As autoridades sul africanas esquecem-se que as vaias e os protestos não acontecerem apenas nas cerimónias fúnebres de Nelson Mandela. Se nos dermos ao luxo de recuar no tempo, fica na nossa memória, ou pelo menos na memória dos que seguem a par e passo as convulsões políticas na África do Sul, a viragem proposta em Polokwane e que foi o golpe palaciano para acabar de uma vez por todas com Thabo Mbeky, servindo-se para isso duma juventude comandada pelo polémico Julius Malema e também duma Central Sindical que tinha em Zwelimzima Vavi o braço fundamental de apoio. Quer um quer outro cairam em desgraça. Jacob Zuma pagou caro por ter apostado no cavalo errado. E agora é o que se vê. E aí, tal como no passado dia 10, houve vaias e protestos. A contestação à governação de Jacob Zuma, não é de agora.
Li alguns comentários publicados em jornais sul africanos afirmando que aquele (o dia 10 no FNB Stadium) não era o momento para apupar Jacob Zuma, pois “estavamos a velar o corpo de Mandela, num momento de significado nacional e de solenidade”. Para além do mais (por muito imperceptíveis que fossem) as vaias chegariam (como chegaram) aos ouvidos dos Chefes de Estado e de Governo, aos responsáveis das Missões Internacionais, aos Embaixadores, etc., e isso criaria um embaraço político e diplomático ao Chefe de Estado Sul Africano.
Mas há quem discorde, como por exemplo Sisonke Msimang do jornal “Daily Maverick”. O que aconteceu no FNB afirma, ”é o cometimento dos sul africanos a uma democracia genuina”. Por isso se levantam as vozes de protesto.

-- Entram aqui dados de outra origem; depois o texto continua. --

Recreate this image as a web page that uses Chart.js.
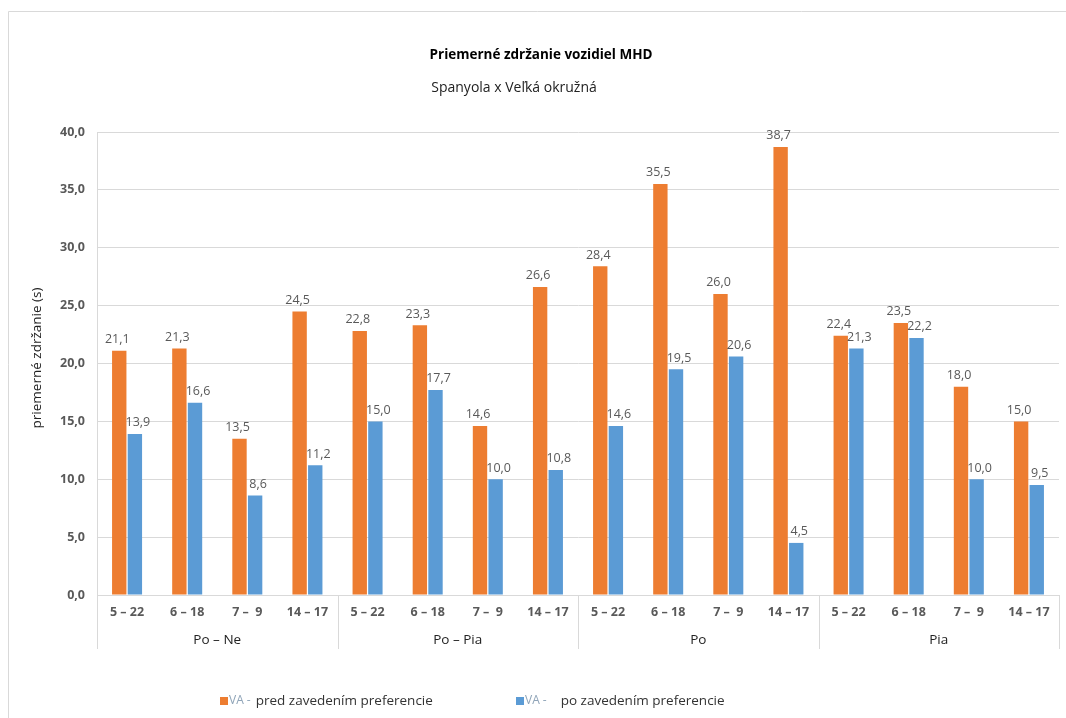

Contra o desemprego para os jovens, contra a falta de água potável e saneamento do meio ambiente, escolas, hospitais e centros de saúde, qualidade de educação, segurança. Os que nasceram depois de 1994 não sabem o que é isso. Querem viver com dignidade. Querem (porque ouviram falar disso) seguir os exemplos de Mandela. Mas isso, nesta estrutura geo-política sul africana é algo que vai faltando.

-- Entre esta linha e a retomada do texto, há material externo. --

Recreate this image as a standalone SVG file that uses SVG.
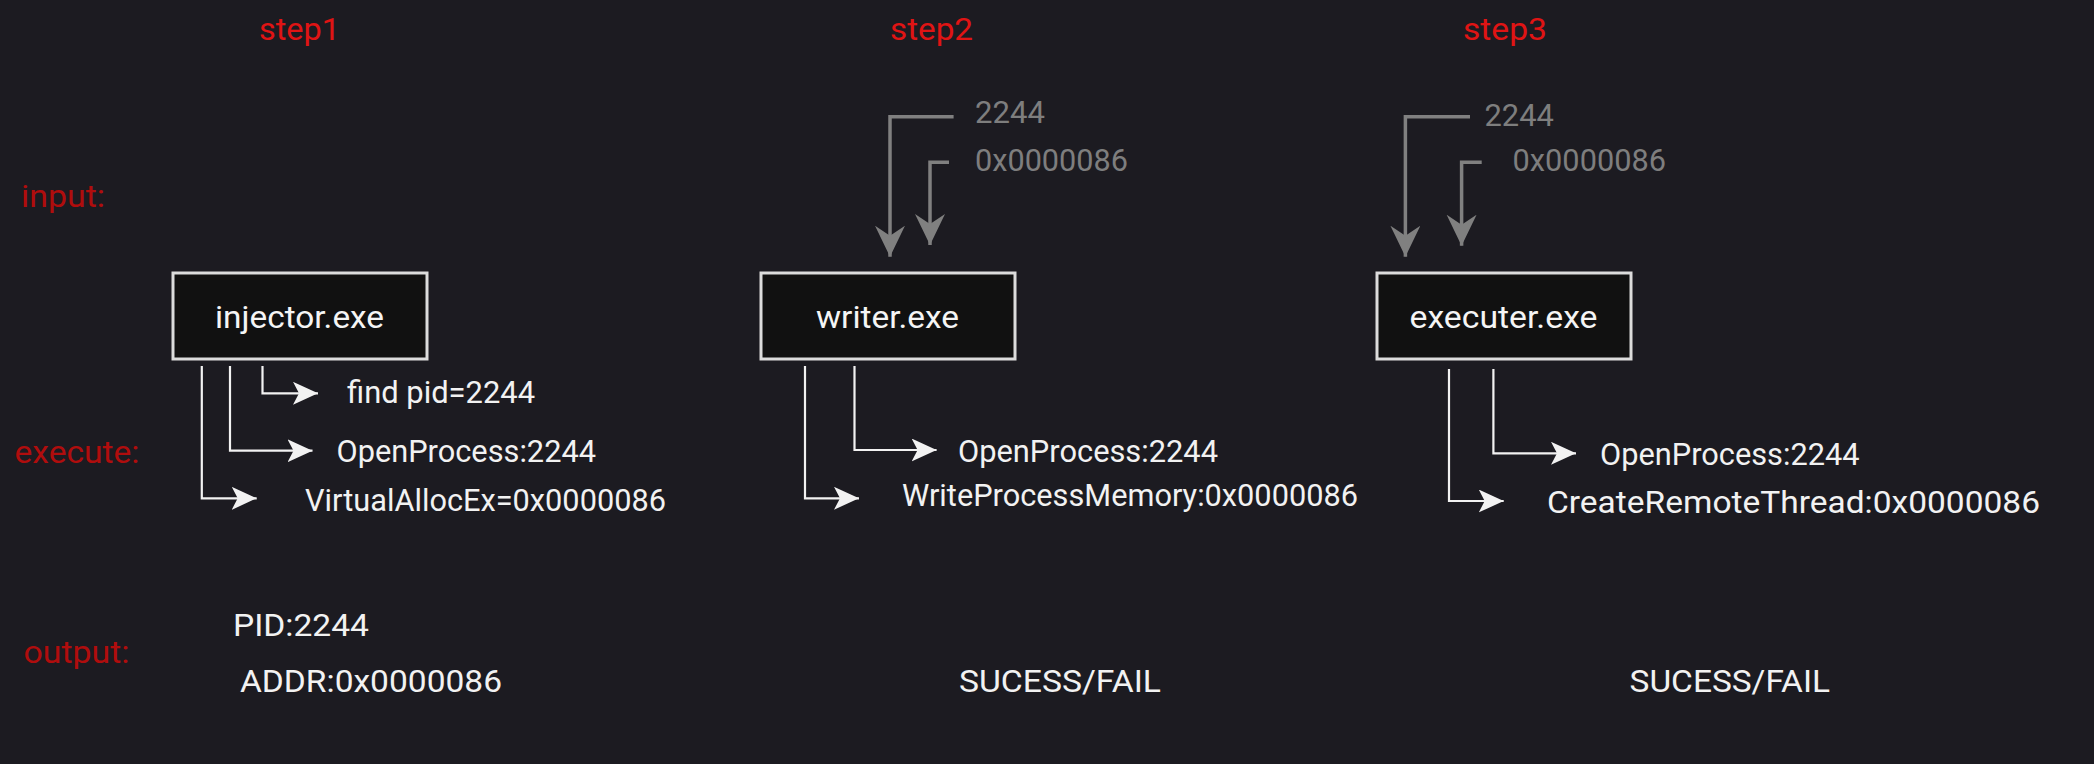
<svg xmlns="http://www.w3.org/2000/svg" width="2094" height="764" viewBox="0 0 2094 764">
  <defs>
    <style>
      text { font-family: Roboto, "Liberation Sans", sans-serif; font-size: 32px; }
      .step { fill: #e01414; }
      .lbl { fill: #b00d0d; }
      .w { fill: #f2f2f2; }
      .g { fill: #7e7e7e; font-size: 31px; }
      .box rect { fill: #111111; stroke: #dcdcdc; stroke-width: 3; }
      .box text { fill: #f5f5f5; text-anchor: middle; }
      .cw { fill: none; stroke: #f2f2f2; stroke-width: 2.2; marker-end: url(#aw); }
      .cg { fill: none; stroke: #808080; stroke-width: 3.5; marker-end: url(#ag); }
    </style>
    <marker id="aw" markerUnits="userSpaceOnUse" markerWidth="26" markerHeight="24" refX="25" refY="11.5" orient="auto" viewBox="0 0 26 24">
      <path d="M0,0 L25,11.5 L0,23 L6,11.5 Z" fill="#f2f2f2"/>
    </marker>
    <marker id="ag" markerUnits="userSpaceOnUse" markerWidth="32" markerHeight="31" refX="31" refY="15" orient="auto" viewBox="0 0 32 31">
      <path d="M0,0 L31,15 L0,30 L10,15 Z" fill="#808080"/>
    </marker>
  </defs>
  <rect width="2094" height="764" fill="#1c1b21"/>

  <g id="labels">
    <text class="step" x="259" y="40" textLength="81" lengthAdjust="spacingAndGlyphs">step1</text>
    <text class="step" x="890" y="40" textLength="83" lengthAdjust="spacingAndGlyphs">step2</text>
    <text class="step" x="1463" y="40" textLength="84" lengthAdjust="spacingAndGlyphs">step3</text>
    <text class="lbl" x="21" y="207" textLength="84" lengthAdjust="spacingAndGlyphs">input:</text>
    <text class="lbl" x="14.5" y="463" textLength="125" lengthAdjust="spacingAndGlyphs">execute:</text>
    <text class="lbl" x="23.5" y="663" textLength="106" lengthAdjust="spacingAndGlyphs">output:</text>
  </g>

  <g id="connectors">
    <path class="cw" d="M262.5,366 V393.3 H318"/>
    <path class="cw" d="M230,366 V450.7 H312.5"/>
    <path class="cw" d="M201.8,366 V498.3 H256.7"/>
    <path class="cg" d="M953.6,116.7 H890 V256.7"/>
    <path class="cg" d="M949,162.3 H930 V245"/>
    <path class="cw" d="M854.5,366 V450 H936.6"/>
    <path class="cw" d="M805,366 V498.3 H859"/>
    <path class="cg" d="M1470,116.7 H1405.4 V256.7"/>
    <path class="cg" d="M1481.7,162.3 H1461.6 V245.7"/>
    <path class="cw" d="M1493.4,369 V453.3 H1576"/>
    <path class="cw" d="M1449,369 V501 H1503.7"/>
  </g>

  <g id="injector" class="box">
    <rect x="173" y="273" width="254" height="86"/>
    <text x="299.5" y="328" textLength="169" lengthAdjust="spacingAndGlyphs">injector.exe</text>
  </g>
  <g id="writer" class="box">
    <rect x="761" y="273" width="254" height="86"/>
    <text x="887.5" y="328" textLength="143" lengthAdjust="spacingAndGlyphs">writer.exe</text>
  </g>
  <g id="executer" class="box">
    <rect x="1377" y="273" width="254" height="86"/>
    <text x="1503.5" y="328" textLength="188" lengthAdjust="spacingAndGlyphs">executer.exe</text>
  </g>

  <g id="step1-texts">
    <text class="w" x="347" y="403" textLength="188" lengthAdjust="spacingAndGlyphs">find pid=2244</text>
    <text class="w" x="336.5" y="462" textLength="259.5" lengthAdjust="spacingAndGlyphs">OpenProcess:2244</text>
    <text class="w" x="305" y="511" textLength="361" lengthAdjust="spacingAndGlyphs">VirtualAllocEx=0x0000086</text>
    <text class="w" x="233" y="636" textLength="136" lengthAdjust="spacingAndGlyphs">PID:2244</text>
    <text class="w" x="240" y="692" textLength="262" lengthAdjust="spacingAndGlyphs">ADDR:0x0000086</text>
  </g>
  <g id="step2-texts">
    <text class="g" x="975" y="123" textLength="70" lengthAdjust="spacingAndGlyphs">2244</text>
    <text class="g" x="975" y="171" textLength="153" lengthAdjust="spacingAndGlyphs">0x0000086</text>
    <text class="w" x="958" y="462" textLength="260" lengthAdjust="spacingAndGlyphs">OpenProcess:2244</text>
    <text class="w" x="902" y="506" textLength="456" lengthAdjust="spacingAndGlyphs">WriteProcessMemory:0x0000086</text>
    <text class="w" x="959" y="692" textLength="202" lengthAdjust="spacingAndGlyphs">SUCESS/FAIL</text>
  </g>
  <g id="step3-texts">
    <text class="g" x="1484.5" y="126" textLength="69.5" lengthAdjust="spacingAndGlyphs">2244</text>
    <text class="g" x="1512.6" y="171" textLength="153.4" lengthAdjust="spacingAndGlyphs">0x0000086</text>
    <text class="w" x="1600" y="465" textLength="259.6" lengthAdjust="spacingAndGlyphs">OpenProcess:2244</text>
    <text class="w" x="1547" y="513" textLength="493" lengthAdjust="spacingAndGlyphs">CreateRemoteThread:0x0000086</text>
    <text class="w" x="1629.6" y="692" textLength="200.4" lengthAdjust="spacingAndGlyphs">SUCESS/FAIL</text>
  </g>
</svg>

Muitos consideram que a cerimónia de terça feira no FNB Stadium teve (apenas) cariz político. Não foi, como referem alguns articulistas, “uma cerimónia nossa”, que reflectisse as prioridades, desejos e anseios dum povo. “Não tivemos a coragem de convidar os que nasceram livres depois de 1994. Na homenagem de terça feira ficou de fora a geração do kwaito, de Hugh Masekela, de Thandiswa Mazway, de Zelda. Até faltaram as imagens do cartoonista Zapiro”.

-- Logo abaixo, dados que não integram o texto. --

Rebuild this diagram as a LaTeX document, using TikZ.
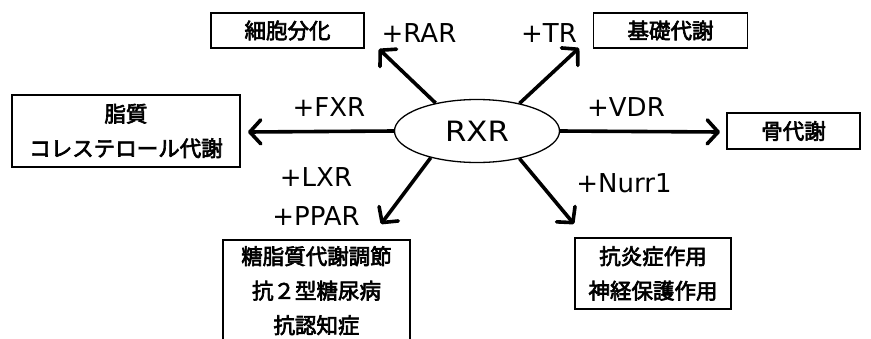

Segundo o jornal Daily Maverick “politizou-se o que não devia ser politizado”. Foi preciso mostrar ao mundo o poderio através de estações televisivas como a CNN ou BBC, porque afinal só elas fizeram chegar ao mundo, naquele dia de reflexão a “South African Brand”, esquecendo-se que afinal o memorial era dedicado essencialmente à família Mandela e ao País. E porque muitos actuais dirigentes de topo do ANC decidiram mostrar a sua musculutura política, baseada no negócio, ficaram esquecidos os valores morais e cívicos, que felizmente, a determinado momento e de forma contundente e sóbria, foram resgatados na alocução do Arcebispo Desmond Tutu.
A propósito daqueles que subiram ao pódio para elogiar, muitos dos quais não existiram na vida de Madiba, recordo-vos uma frase proferida há muito tempo por Nelson Mandela e que diz assim: “Se há um país que cometeu atrocidades indescritíveis no mundo, esse foi os Estados Unidos da América. Hoje eles não se importam”. Não se importam do que fizeram na década de 80, por iniciativa do Presidente Ronald Reagan, que colocou na lista negra dos terrorristas o nome de Nelson Mandela. Só em 1 de Julho de 2008, a 17 dias de Madiba completar 90 anos, os Estados Unidos da América retiraram o nome do estadista e do Congresso Nacional Africano da lista negra do Departamento de Estado dos EUA, na qual constam as pessoas e as organizações consideradas terroristas pelo Governo norte-americano.